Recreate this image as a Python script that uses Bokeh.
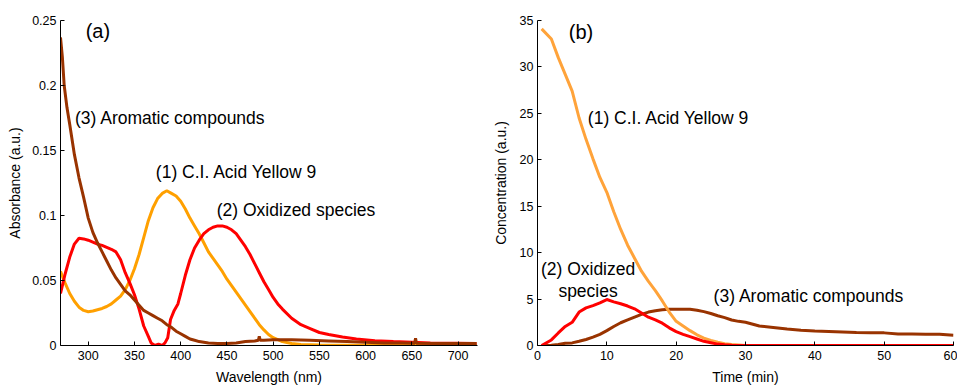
from bokeh.plotting import figure
from bokeh.layouts import row
from bokeh.models import Label, FixedTicker, CustomJSTickFormatter, Range1d
from bokeh.embed import file_html
from bokeh.resources import INLINE

FONT = "Liberation Sans"

# ---------------- Panel (a): spectra ----------------
wl_yellow = [270, 275, 280, 285, 290, 295, 300, 305, 310, 315, 320, 325, 330, 335, 340, 345,
             350, 355, 360, 365, 370, 375, 380, 385, 390, 395, 400, 405, 410, 415, 420, 425,
             430, 435, 440, 445, 450, 455, 460, 465, 470, 475, 480, 485, 490, 495, 500, 505,
             510, 520, 530, 550, 600, 650, 720]
abs_yellow = [0.057, 0.048, 0.040, 0.034, 0.0295, 0.027, 0.026, 0.0265, 0.0275, 0.0285, 0.030,
              0.032, 0.035, 0.038, 0.043, 0.050, 0.059, 0.070, 0.083, 0.096, 0.106, 0.113,
              0.117, 0.119, 0.117, 0.115, 0.111, 0.105, 0.098, 0.092, 0.086, 0.079, 0.072,
              0.067, 0.062, 0.057, 0.051, 0.046, 0.041, 0.036, 0.031, 0.026, 0.021, 0.016,
              0.012, 0.0085, 0.006, 0.0045, 0.003, 0.0015, 0.0008, 0.0003, 0.0002, 0.0002, 0.0002]

wl_oxid = [270, 275, 280, 285, 290, 295, 300, 305, 310, 315, 320, 325, 330, 335, 340, 345,
           350, 355, 360, 365, 368, 372, 376, 380, 383, 386, 389, 393, 397, 400, 405, 410, 415,
           420, 425, 430, 435, 440, 445, 450, 455, 460, 465, 470, 475, 480, 485, 490, 495,
           500, 505, 510, 520, 530, 540, 550, 560, 575, 590, 610, 630, 650, 670, 700, 720]
abs_oxid = [0.040, 0.055, 0.068, 0.078, 0.0825, 0.082, 0.081, 0.0795, 0.078, 0.077, 0.0755,
            0.074, 0.072, 0.066, 0.056, 0.048, 0.039, 0.028, 0.015, 0.007, 0.002, 0.0, 0.001,
            0.0, 0.002, 0.006, 0.020, 0.027, 0.032, 0.040, 0.054, 0.066, 0.075, 0.081, 0.086,
            0.089, 0.091, 0.092, 0.092, 0.091, 0.089, 0.086, 0.081, 0.076, 0.070, 0.063,
            0.056, 0.049, 0.043, 0.037, 0.032, 0.028, 0.021, 0.016, 0.013, 0.010, 0.0085,
            0.0065, 0.005, 0.0037, 0.003, 0.0025, 0.002, 0.0017, 0.0015]

wl_arom = [270, 272, 274, 277, 280, 285, 290, 295, 300, 305, 310, 315, 320, 325, 330, 335,
           340, 345, 350, 355, 360, 365, 370, 375, 380, 385, 390, 395, 400, 405, 410, 415,
           420, 430, 440, 450, 460, 470, 480, 484, 485, 486, 490, 500, 520, 540, 560, 580,
           600, 620, 640, 653, 654, 655, 680, 700, 720]
abs_arom = [0.237, 0.222, 0.200, 0.183, 0.170, 0.147, 0.129, 0.114, 0.098, 0.087, 0.079,
            0.072, 0.065, 0.058, 0.052, 0.047, 0.042, 0.039, 0.035, 0.031, 0.027, 0.025,
            0.023, 0.021, 0.019, 0.016, 0.014, 0.011, 0.009, 0.007, 0.005, 0.004, 0.003,
            0.002, 0.0015, 0.0015, 0.002, 0.003, 0.0035, 0.004, 0.007, 0.004, 0.004, 0.0045,
            0.0045, 0.004, 0.0035, 0.003, 0.0025, 0.002, 0.002, 0.0018, 0.0055, 0.0018,
            0.0015, 0.0015, 0.0015]

wl_ticks = [300, 350, 400, 450, 500, 550, 600, 650, 700]
abs_ticks = [0, 0.05, 0.1, 0.15, 0.2, 0.25]

# ---------------- Panel (b): kinetics ----------------
time_min = [0.6, 2, 3, 4, 5, 6, 7, 8, 9, 10, 11, 12, 13, 14, 15, 16, 17, 18, 19, 20, 21, 22,
            23, 24, 25, 26, 27, 28, 29, 30, 32, 34, 36, 38, 40, 42, 44, 46, 48, 50, 52, 54,
            56, 58, 60]
conc_yellow = [34.1, 33.0, 31.0, 29.2, 27.4, 24.5, 22.2, 20.1, 18.1, 16.5, 14.4, 12.5, 10.8,
               9.4, 8.0, 6.9, 5.9, 4.8, 3.6, 2.6, 2.1, 1.6, 1.15, 0.8, 0.55, 0.35, 0.2, 0.1,
               0.05, 0, 0, 0, 0, 0, 0, 0, 0, 0, 0, 0, 0, 0, 0, 0, 0]
conc_oxid = [0.0, 0.6, 1.35, 2.05, 2.5, 3.6, 4.05, 4.3, 4.6, 4.95, 4.7, 4.5, 4.25, 3.95, 3.5,
             3.05, 2.75, 2.4, 1.9, 1.5, 1.2, 0.95, 0.7, 0.45, 0.3, 0.15, 0.07, 0.02, 0, 0,
             0, 0, 0, 0, 0, 0, 0, 0, 0, 0, 0, 0, 0, 0, 0]
conc_arom = [0.0, 0.02, 0.1, 0.25, 0.28, 0.45, 0.65, 0.9, 1.2, 1.6, 2.05, 2.45, 2.75, 3.05,
             3.35, 3.6, 3.75, 3.85, 3.9, 3.9, 3.9, 3.9, 3.8, 3.65, 3.45, 3.2, 3.0, 2.75, 2.6,
             2.5, 2.1, 1.95, 1.78, 1.65, 1.55, 1.5, 1.45, 1.4, 1.38, 1.36, 1.25, 1.24, 1.22,
             1.21, 1.1]

time_ticks = [0, 10, 20, 30, 40, 50, 60]
conc_ticks = [0, 5, 10, 15, 20, 25, 30, 35]

ORANGE_A = "#FFA000"
ORANGE_B = "#FFA33A"
RED = "#FF0000"
BROWN = "#993300"
LW = 3


def style(p):
    p.outline_line_color = None
    p.grid.visible = False
    p.background_fill_color = "white"
    p.border_fill_color = "white"
    for ax in p.axis:
        ax.axis_line_color = "black"
        ax.axis_line_width = 1
        ax.major_tick_in = 4
        ax.major_tick_out = 0
        ax.major_tick_line_color = "black"
        ax.minor_tick_line_color = None
        ax.major_label_text_font = FONT
        ax.major_label_text_font_size = "12.5px"
        ax.major_label_text_color = "black"
        ax.axis_label_text_font = FONT
        ax.axis_label_text_font_size = "14px"
        ax.axis_label_text_font_style = "normal"
        ax.axis_label_text_color = "black"
    p.yaxis.major_label_standoff = 4
    p.xaxis.major_label_standoff = 5
    p.xaxis.axis_label_standoff = 6


def label(p, x, y, text, size="17.5px", align="left"):
    p.add_layout(Label(x=x, y=y, text=text, text_font=FONT, text_font_size=size,
                       text_baseline="middle", text_align=align, text_color="black"))


p1 = figure(width=480, height=387, output_backend="svg", toolbar_location=None,
            x_range=Range1d(270, 721), y_range=Range1d(0, 0.25),
            min_border_left=60, min_border_right=3, min_border_top=20, min_border_bottom=40,
            x_axis_label="Wavelength (nm)", y_axis_label="Absorbance (a.u.)")
p1.line(wl_yellow, abs_yellow, line_color=ORANGE_A, line_width=LW)
p1.line(wl_oxid, abs_oxid, line_color=RED, line_width=LW)
p1.line(wl_arom, abs_arom, line_color=BROWN, line_width=LW)
style(p1)
p1.yaxis.axis_label_standoff = 6
p1.xaxis.ticker = FixedTicker(ticks=wl_ticks)
p1.yaxis.ticker = FixedTicker(ticks=abs_ticks)
p1.yaxis.formatter = CustomJSTickFormatter(code="return String(Number(tick.toFixed(4)));")
label(p1, 310.4, 0.2416, "(a)", size="20px", align="center")
label(p1, 285.6, 0.175, "(3) Aromatic compounds")
label(p1, 373.1, 0.1338, "(1) C.I. Acid Yellow 9")
label(p1, 439.0, 0.1042, "(2) Oxidized species")

p2 = figure(width=477, height=387, output_backend="svg", toolbar_location=None,
            x_range=Range1d(0, 60), y_range=Range1d(0, 35),
            min_border_left=57, min_border_right=4, min_border_top=20, min_border_bottom=40,
            x_axis_label="Time (min)", y_axis_label="Concentration (a.u.)")
p2.line(time_min, conc_arom, line_color=BROWN, line_width=LW)
p2.line(time_min, conc_yellow, line_color=ORANGE_B, line_width=LW)
p2.line(time_min, conc_oxid, line_color=RED, line_width=LW)
style(p2)
p2.yaxis.axis_label_standoff = 8
p2.xaxis.ticker = FixedTicker(ticks=time_ticks)
p2.yaxis.ticker = FixedTicker(ticks=conc_ticks)
label(p2, 6.27, 33.8, "(b)", size="20px", align="center")
label(p2, 7.26, 24.48, "(1) C.I. Acid Yellow 9")
label(p2, 7.29, 8.24, "(2) Oxidized", align="center")
label(p2, 7.29, 5.85, "species", align="center")
label(p2, 25.4, 5.38, "(3) Aromatic compounds")

layout = row(p1, p2)
open("out.html", "w").write(file_html(layout, INLINE))
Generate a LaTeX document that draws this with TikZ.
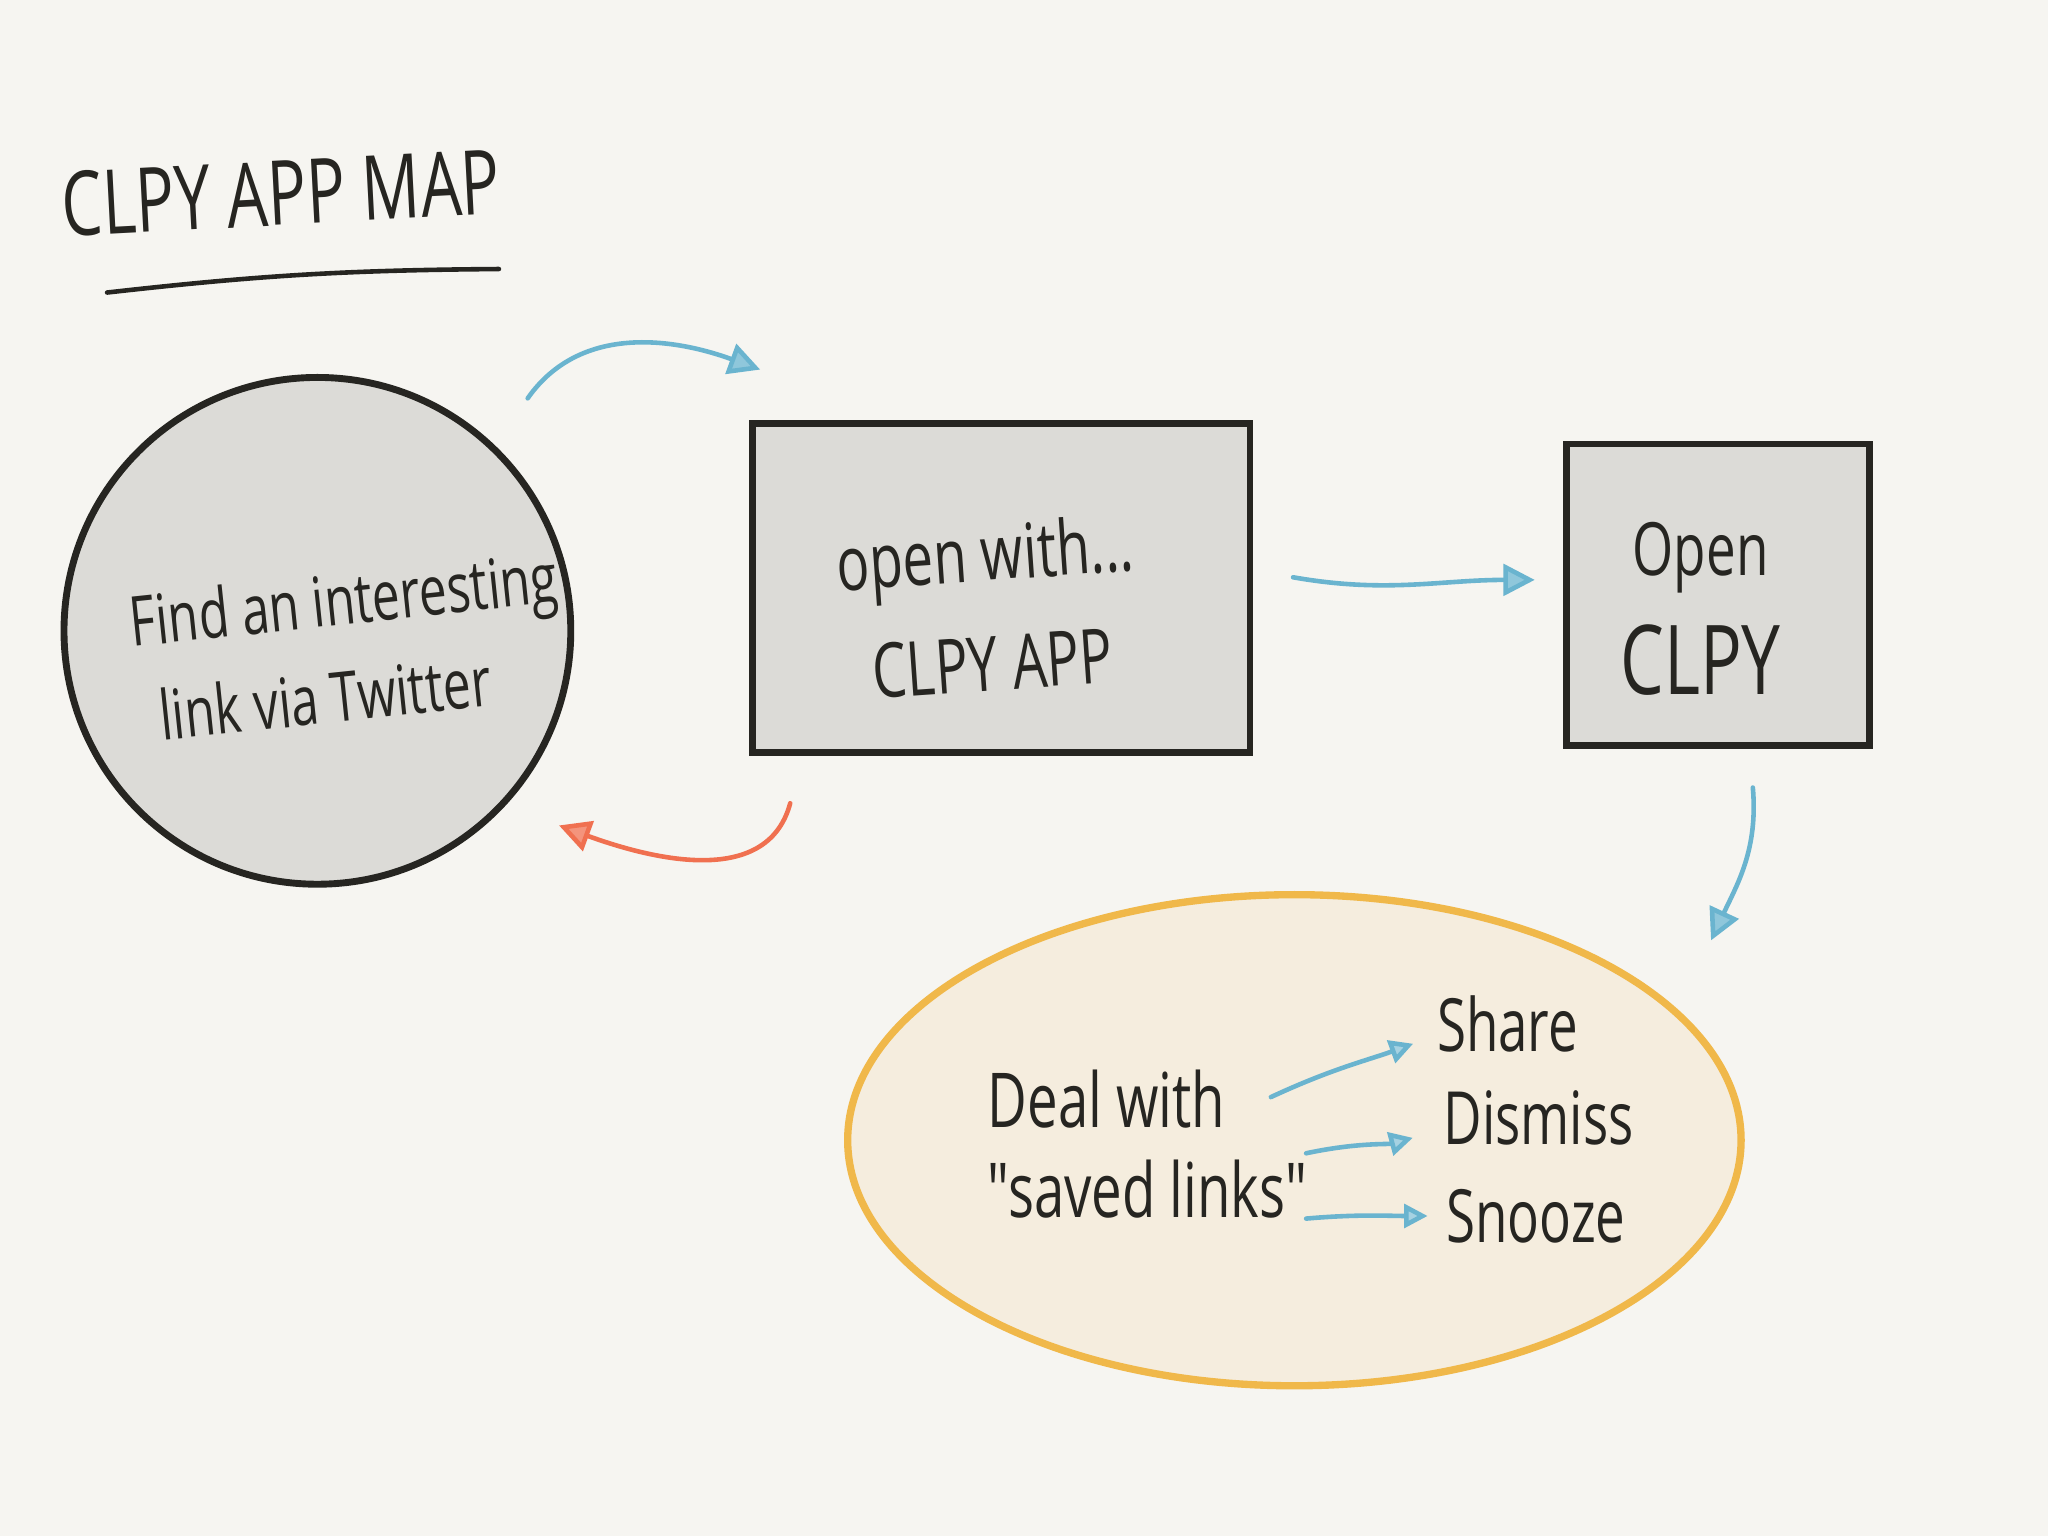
==============================
### [YOUR OBJECTIVE]
Every line from the start of the listing above through the line with "0.0065, 0.005, 0.0037, 0.003, 0.0025, 0.002, 0.0017, 0.0015]" should be repeated exactly; skip the pictures and add nothing else.

### [THE RESULT]
Recreate this image as a Python script that uses Bokeh.
from bokeh.plotting import figure
from bokeh.layouts import row
from bokeh.models import Label, FixedTicker, CustomJSTickFormatter, Range1d
from bokeh.embed import file_html
from bokeh.resources import INLINE

FONT = "Liberation Sans"

# ---------------- Panel (a): spectra ----------------
wl_yellow = [270, 275, 280, 285, 290, 295, 300, 305, 310, 315, 320, 325, 330, 335, 340, 345,
             350, 355, 360, 365, 370, 375, 380, 385, 390, 395, 400, 405, 410, 415, 420, 425,
             430, 435, 440, 445, 450, 455, 460, 465, 470, 475, 480, 485, 490, 495, 500, 505,
             510, 520, 530, 550, 600, 650, 720]
abs_yellow = [0.057, 0.048, 0.040, 0.034, 0.0295, 0.027, 0.026, 0.0265, 0.0275, 0.0285, 0.030,
              0.032, 0.035, 0.038, 0.043, 0.050, 0.059, 0.070, 0.083, 0.096, 0.106, 0.113,
              0.117, 0.119, 0.117, 0.115, 0.111, 0.105, 0.098, 0.092, 0.086, 0.079, 0.072,
              0.067, 0.062, 0.057, 0.051, 0.046, 0.041, 0.036, 0.031, 0.026, 0.021, 0.016,
              0.012, 0.0085, 0.006, 0.0045, 0.003, 0.0015, 0.0008, 0.0003, 0.0002, 0.0002, 0.0002]

wl_oxid = [270, 275, 280, 285, 290, 295, 300, 305, 310, 315, 320, 325, 330, 335, 340, 345,
           350, 355, 360, 365, 368, 372, 376, 380, 383, 386, 389, 393, 397, 400, 405, 410, 415,
           420, 425, 430, 435, 440, 445, 450, 455, 460, 465, 470, 475, 480, 485, 490, 495,
           500, 505, 510, 520, 530, 540, 550, 560, 575, 590, 610, 630, 650, 670, 700, 720]
abs_oxid = [0.040, 0.055, 0.068, 0.078, 0.0825, 0.082, 0.081, 0.0795, 0.078, 0.077, 0.0755,
            0.074, 0.072, 0.066, 0.056, 0.048, 0.039, 0.028, 0.015, 0.007, 0.002, 0.0, 0.001,
            0.0, 0.002, 0.006, 0.020, 0.027, 0.032, 0.040, 0.054, 0.066, 0.075, 0.081, 0.086,
            0.089, 0.091, 0.092, 0.092, 0.091, 0.089, 0.086, 0.081, 0.076, 0.070, 0.063,
            0.056, 0.049, 0.043, 0.037, 0.032, 0.028, 0.021, 0.016, 0.013, 0.010, 0.0085,
            0.0065, 0.005, 0.0037, 0.003, 0.0025, 0.002, 0.0017, 0.0015]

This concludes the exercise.